From the entries below, reproduce exactly the line containing "What Plotly code", the line containing "sample_index = list(range(64))", and every line in between, with nothing added.

* Start DATASET RECORDS *

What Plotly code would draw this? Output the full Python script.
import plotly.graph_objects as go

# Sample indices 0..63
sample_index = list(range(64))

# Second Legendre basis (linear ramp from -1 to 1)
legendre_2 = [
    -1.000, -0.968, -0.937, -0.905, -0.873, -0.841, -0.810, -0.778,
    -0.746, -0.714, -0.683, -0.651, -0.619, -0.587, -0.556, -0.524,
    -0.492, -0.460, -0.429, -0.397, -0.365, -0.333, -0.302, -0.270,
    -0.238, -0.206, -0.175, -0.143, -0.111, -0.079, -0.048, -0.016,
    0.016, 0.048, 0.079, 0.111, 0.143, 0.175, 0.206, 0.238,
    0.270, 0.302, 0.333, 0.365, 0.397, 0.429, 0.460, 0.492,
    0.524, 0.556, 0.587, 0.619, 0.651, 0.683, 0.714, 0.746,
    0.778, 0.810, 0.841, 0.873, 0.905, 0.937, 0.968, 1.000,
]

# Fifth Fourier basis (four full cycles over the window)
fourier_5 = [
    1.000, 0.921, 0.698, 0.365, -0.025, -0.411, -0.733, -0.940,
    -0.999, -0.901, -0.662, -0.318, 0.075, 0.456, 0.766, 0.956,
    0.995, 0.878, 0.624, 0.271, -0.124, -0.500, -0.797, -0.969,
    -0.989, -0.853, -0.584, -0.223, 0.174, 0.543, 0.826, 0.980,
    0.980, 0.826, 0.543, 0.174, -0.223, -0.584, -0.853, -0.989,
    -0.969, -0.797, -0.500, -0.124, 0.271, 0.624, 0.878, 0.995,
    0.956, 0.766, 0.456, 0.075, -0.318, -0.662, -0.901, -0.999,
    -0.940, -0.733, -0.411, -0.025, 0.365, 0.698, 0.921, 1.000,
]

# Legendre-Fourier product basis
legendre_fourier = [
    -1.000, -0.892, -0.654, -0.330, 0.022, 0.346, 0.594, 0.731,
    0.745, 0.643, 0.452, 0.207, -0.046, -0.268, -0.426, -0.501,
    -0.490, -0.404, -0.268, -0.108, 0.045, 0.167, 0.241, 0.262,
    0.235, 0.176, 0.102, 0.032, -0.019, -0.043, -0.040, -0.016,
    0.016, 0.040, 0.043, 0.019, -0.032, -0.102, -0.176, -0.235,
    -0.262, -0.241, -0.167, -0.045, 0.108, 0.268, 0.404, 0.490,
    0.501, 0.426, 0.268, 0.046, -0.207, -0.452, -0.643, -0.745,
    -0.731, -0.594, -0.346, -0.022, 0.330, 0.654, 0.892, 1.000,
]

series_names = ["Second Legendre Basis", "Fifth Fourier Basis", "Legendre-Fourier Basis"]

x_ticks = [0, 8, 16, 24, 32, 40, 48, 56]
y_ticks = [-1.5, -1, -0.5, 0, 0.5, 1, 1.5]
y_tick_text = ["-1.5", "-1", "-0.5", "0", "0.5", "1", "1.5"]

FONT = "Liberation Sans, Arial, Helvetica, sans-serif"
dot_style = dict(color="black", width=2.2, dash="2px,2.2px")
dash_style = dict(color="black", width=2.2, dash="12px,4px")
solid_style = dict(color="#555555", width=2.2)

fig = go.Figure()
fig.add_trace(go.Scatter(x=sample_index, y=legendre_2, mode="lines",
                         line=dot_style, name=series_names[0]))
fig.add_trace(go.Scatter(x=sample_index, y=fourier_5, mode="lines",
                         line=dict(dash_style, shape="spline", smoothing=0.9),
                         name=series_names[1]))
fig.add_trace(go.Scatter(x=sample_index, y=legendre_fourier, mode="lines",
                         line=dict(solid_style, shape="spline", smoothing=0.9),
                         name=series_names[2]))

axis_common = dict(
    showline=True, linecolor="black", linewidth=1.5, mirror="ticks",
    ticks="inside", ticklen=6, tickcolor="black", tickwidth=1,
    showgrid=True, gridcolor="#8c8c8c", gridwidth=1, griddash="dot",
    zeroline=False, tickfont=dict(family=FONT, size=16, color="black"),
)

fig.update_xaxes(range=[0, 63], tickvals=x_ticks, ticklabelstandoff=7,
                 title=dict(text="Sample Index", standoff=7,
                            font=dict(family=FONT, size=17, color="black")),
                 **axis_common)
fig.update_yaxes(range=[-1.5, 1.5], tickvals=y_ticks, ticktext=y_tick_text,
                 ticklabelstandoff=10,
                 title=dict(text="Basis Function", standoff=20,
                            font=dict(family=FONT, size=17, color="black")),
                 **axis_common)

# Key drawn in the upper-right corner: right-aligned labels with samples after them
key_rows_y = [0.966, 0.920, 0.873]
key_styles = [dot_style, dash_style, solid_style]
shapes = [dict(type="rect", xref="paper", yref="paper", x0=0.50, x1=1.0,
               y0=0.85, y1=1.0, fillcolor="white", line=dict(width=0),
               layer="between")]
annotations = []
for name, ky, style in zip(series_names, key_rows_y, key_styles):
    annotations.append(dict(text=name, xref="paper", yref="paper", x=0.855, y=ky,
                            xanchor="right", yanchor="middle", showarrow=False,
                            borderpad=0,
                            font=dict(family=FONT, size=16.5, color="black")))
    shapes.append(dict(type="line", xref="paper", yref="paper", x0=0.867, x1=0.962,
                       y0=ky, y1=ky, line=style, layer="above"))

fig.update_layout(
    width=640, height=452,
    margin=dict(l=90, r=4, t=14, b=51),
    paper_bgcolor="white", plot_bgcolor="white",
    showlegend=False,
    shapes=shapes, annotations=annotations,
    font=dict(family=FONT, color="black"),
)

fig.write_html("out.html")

* End DATASET RECORDS *
* Start DATASET RECORDS *

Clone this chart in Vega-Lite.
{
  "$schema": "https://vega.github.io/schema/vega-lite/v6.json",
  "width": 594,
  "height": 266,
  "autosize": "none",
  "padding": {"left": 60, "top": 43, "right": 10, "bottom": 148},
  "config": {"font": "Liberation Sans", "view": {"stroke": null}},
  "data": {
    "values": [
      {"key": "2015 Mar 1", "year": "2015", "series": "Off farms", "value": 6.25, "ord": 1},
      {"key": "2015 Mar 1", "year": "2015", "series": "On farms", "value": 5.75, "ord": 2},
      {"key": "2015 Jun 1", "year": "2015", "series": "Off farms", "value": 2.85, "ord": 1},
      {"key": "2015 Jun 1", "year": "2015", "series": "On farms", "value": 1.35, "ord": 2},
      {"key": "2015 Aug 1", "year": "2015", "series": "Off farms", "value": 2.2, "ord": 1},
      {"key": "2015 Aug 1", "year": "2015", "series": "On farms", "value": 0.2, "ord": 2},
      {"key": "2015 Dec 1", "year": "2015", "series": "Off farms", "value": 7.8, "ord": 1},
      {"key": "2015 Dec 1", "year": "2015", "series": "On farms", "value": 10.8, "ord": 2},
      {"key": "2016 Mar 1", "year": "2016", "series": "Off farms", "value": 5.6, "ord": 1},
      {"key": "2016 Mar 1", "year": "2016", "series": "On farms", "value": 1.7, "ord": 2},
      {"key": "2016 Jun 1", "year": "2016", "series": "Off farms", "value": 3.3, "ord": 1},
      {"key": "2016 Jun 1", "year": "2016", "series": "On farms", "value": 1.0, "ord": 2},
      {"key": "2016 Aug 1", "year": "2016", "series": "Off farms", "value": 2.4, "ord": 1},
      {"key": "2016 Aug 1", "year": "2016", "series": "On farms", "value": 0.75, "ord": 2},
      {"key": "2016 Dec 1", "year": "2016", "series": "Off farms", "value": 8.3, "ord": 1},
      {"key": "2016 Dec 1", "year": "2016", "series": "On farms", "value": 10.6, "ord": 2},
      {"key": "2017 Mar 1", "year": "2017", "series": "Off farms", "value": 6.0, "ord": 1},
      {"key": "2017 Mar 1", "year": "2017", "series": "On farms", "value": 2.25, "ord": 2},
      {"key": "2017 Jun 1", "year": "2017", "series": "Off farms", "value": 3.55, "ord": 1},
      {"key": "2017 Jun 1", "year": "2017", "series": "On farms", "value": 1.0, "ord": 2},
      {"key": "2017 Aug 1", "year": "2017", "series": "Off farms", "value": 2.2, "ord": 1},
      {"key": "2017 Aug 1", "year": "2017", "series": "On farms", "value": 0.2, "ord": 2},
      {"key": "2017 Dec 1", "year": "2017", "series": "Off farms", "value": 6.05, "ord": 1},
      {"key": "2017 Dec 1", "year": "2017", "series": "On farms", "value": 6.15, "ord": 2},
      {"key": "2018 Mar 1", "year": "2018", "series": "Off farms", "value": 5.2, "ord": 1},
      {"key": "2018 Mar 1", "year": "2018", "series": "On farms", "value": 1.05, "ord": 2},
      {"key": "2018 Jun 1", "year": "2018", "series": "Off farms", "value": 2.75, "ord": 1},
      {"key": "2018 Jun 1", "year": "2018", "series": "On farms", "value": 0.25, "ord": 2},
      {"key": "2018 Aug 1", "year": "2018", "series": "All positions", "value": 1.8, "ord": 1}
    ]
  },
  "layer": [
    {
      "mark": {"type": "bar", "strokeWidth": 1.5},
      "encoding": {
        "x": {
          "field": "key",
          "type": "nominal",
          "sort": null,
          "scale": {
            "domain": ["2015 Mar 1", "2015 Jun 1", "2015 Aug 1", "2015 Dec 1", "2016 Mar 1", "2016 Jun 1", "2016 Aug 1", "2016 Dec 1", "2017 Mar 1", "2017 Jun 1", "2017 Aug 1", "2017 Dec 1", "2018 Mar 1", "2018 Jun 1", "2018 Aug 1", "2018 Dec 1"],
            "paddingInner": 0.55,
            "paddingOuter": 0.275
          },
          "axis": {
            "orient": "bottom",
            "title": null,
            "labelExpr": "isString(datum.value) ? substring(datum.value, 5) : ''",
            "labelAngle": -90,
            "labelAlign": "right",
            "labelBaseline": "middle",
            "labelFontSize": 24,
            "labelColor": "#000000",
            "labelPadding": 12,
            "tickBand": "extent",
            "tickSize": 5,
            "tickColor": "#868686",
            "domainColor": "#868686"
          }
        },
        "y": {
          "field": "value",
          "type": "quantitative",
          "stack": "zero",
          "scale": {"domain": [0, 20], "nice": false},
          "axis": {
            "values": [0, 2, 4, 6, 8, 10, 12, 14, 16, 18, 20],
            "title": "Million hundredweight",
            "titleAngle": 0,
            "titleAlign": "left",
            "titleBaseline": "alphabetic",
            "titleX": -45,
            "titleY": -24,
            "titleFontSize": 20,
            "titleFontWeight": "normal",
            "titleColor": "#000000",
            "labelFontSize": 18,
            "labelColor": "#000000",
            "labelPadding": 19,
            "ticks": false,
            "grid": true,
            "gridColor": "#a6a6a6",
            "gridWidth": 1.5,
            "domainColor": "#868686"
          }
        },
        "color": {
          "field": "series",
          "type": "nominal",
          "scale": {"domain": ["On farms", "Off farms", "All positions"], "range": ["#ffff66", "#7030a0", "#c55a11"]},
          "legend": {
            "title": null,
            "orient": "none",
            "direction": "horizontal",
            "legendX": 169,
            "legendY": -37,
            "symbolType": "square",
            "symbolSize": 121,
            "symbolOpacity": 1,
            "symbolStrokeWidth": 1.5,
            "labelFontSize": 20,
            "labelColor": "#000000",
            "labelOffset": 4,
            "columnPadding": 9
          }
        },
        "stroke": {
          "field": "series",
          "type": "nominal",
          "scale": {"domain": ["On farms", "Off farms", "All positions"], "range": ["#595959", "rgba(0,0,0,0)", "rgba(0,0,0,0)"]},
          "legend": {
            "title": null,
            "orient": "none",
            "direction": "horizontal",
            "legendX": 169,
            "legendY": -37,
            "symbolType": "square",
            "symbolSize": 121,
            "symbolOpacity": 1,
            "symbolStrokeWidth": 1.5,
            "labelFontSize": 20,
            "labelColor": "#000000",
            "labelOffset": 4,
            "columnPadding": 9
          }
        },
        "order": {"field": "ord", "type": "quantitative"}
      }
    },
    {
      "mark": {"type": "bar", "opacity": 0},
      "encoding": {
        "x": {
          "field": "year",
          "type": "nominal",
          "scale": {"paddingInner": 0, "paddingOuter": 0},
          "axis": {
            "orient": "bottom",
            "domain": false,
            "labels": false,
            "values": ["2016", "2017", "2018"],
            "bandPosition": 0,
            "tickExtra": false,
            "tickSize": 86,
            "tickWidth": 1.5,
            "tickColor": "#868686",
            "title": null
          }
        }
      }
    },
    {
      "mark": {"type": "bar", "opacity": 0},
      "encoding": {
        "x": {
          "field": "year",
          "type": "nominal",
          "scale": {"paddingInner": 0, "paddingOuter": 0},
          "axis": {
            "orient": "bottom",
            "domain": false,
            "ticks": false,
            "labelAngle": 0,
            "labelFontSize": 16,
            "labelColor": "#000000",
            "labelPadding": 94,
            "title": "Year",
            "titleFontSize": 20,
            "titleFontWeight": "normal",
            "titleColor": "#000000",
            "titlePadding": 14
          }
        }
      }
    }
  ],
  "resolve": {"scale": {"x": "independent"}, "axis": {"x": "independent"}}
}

* End DATASET RECORDS *

▶ _EXERCISE RESPONSE_
What Plotly code would draw this? Output the full Python script.
import plotly.graph_objects as go

# Sample indices 0..63
sample_index = list(range(64))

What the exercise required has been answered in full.